Souvenirs souvenirs

SAINT-HIPPOLYTE – 26 AVRIL 2014

DEUXIÈME DIMANCHE DE PÂQUES

Avance ton doigt ici, et vois mes mains ; avance ta main, et mets-la dans mon côté : cesse d’être incrédule, sois croyant.

La semaine dernière, éblouis par la lumière, nous avons contemplé le Christ dans toute sa gloire de ressuscité. Huit jours se sont écoulés et voici pour nous le moment d’entrer plus avant dans la connaissance du Seigneur. Nos yeux s’habituant à sa lumière, nous pouvons contempler les détails de son triomphe, les traits de son visage et ce qu’il est advenu de ses plaies. Lors de l’annonce de la Résurrection, oubliant toutes les peines du Vendredi Saint, nous avons eu tout d’abord un moment de pure joie. Nous étions alors tout à notre bonheur de le savoir ressuscité et les Alléluia dont débordaient nos cœurs nous avaient fait oublier les chants de douleurs et les pleurs du pied de la Croix.

Comme après toutes nos victoires, l’exultation fait place à la mémoire. Le temps de la jubilation s’allonge et s’approfondit, notre allégresse se souvient alors des événements qui nous menèrent à ce triomphe. À la joie spontanée des défilés de la Libération, a succédé la joie plus réfléchie qui sait quels sacrifices ont été le prix de la paix. En août 1944 on célébra un triomphe, les années suivantes on célébrait une commémoration. Il y a entre le triomphe et la commémoration une distinction analogue à celle du dimanche de Pâques avec celui-ci.

Maintenant que la Croix est passée et que le Christ a triomphé, il nous reconduit à la lumière de la résurrection dans les méandres de nos mémoires pour nous faire miséricorde. Avance ton doigt, mets ta main dans mon côté. La résurrection n’a pas fait disparaître les plaies. Telles des cicatrices, elles restent la marque de l’histoire désormais paisiblement assumée et non douloureuse. Des clous qui nous assurèrent le salut et de la lance qui transperça le côté, il reste cette source de lumière et de vie : les plaies glorieuses du Christ ressuscité.

Ce dimanche est donc le dimanche de la mémoire. Nous savons qu’il n’est pas simple de faire mémoire de notre vie.
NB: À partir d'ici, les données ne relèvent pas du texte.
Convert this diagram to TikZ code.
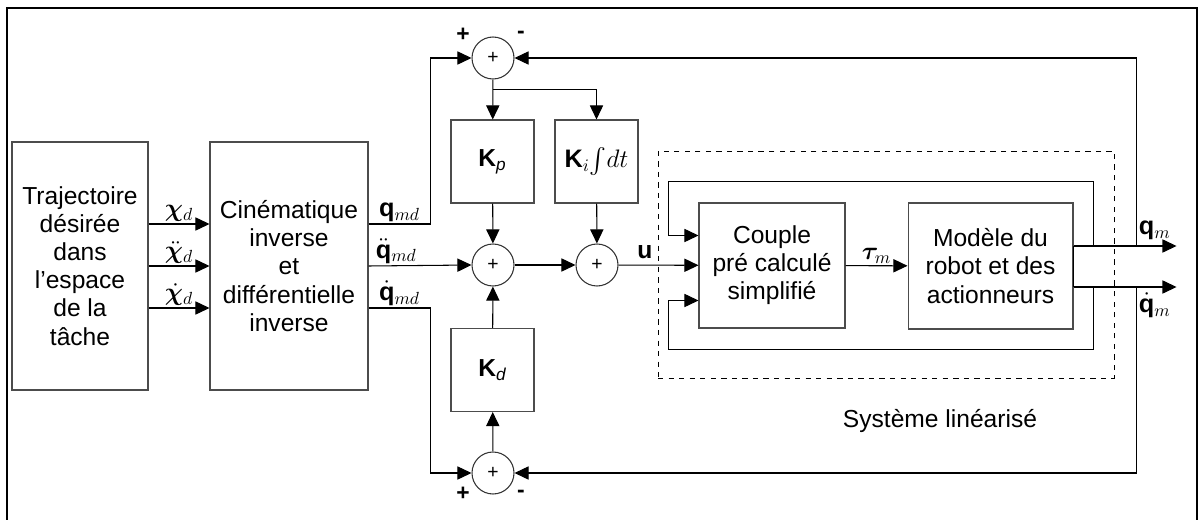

Nous risquons trop de nous regarder en nous désolant ou de nous consoler en nous comparant. Seul le soleil du Ressuscité peut nous donner de voir nos plaies pour ce qu’elles sont, lui seul peut aussi nous donner de nous souvenir des lieux douloureux de nos vies qui ont été guéris par son pardon, lui seul peut enfin envahir de sa lumière ce qu’il reste de ténèbres. Nous appelons ce dimanche, dimanche de la Miséricorde Divine depuis que Jean-Paul II l’a décidé pour suivre la volonté d’une sœur polonaise qui en avait elle-même reçu l’inspiration du Christ. Dimanche de la mémoire ou dimanche de la miséricorde, c’est dire la même chose, car il n’y a que la miséricorde divine qui puisse faire mémoire du passé en vérité.

Il ne s’agit pas simplement de notre passé personnel mais aussi de notre passé familial, paroissial, national ou ecclésial. Dans chacun de ces domaines, il y a encore des nœuds et des ténèbres. Nous pouvons être tentés soit par le remords, soit par le tabou. Seule la miséricorde peut nous donner de savoir nous retourner pour regarder notre histoire en face et contempler dans la lumière pascale les plaies qui nous hantent. La miséricorde est celle qui dit la vérité, accepte la réalité, montre la blessure sans que cette vérité, cette réalité, cette blessure ne soit accusatrice. Elle libère car elle met la lumière pour délier les nœuds du passé. Elle plonge nos plaies dans la marque des clous et nos maladies au fond du cœur transpercé de Jésus. Nos croix s’unissent ainsi à la croix du Christ pour nous emporter dans sa vie de ressuscité.

En ce dimanche, osons. Osons nous approcher du Ressuscité, et laissons-le prendre sur lui nos blessures, nos plaies, nos maladies intérieures, laissons-le nous dire : mets-ton doigt dans la marque de mes clous, plonge ta main dans mon côté. Amen.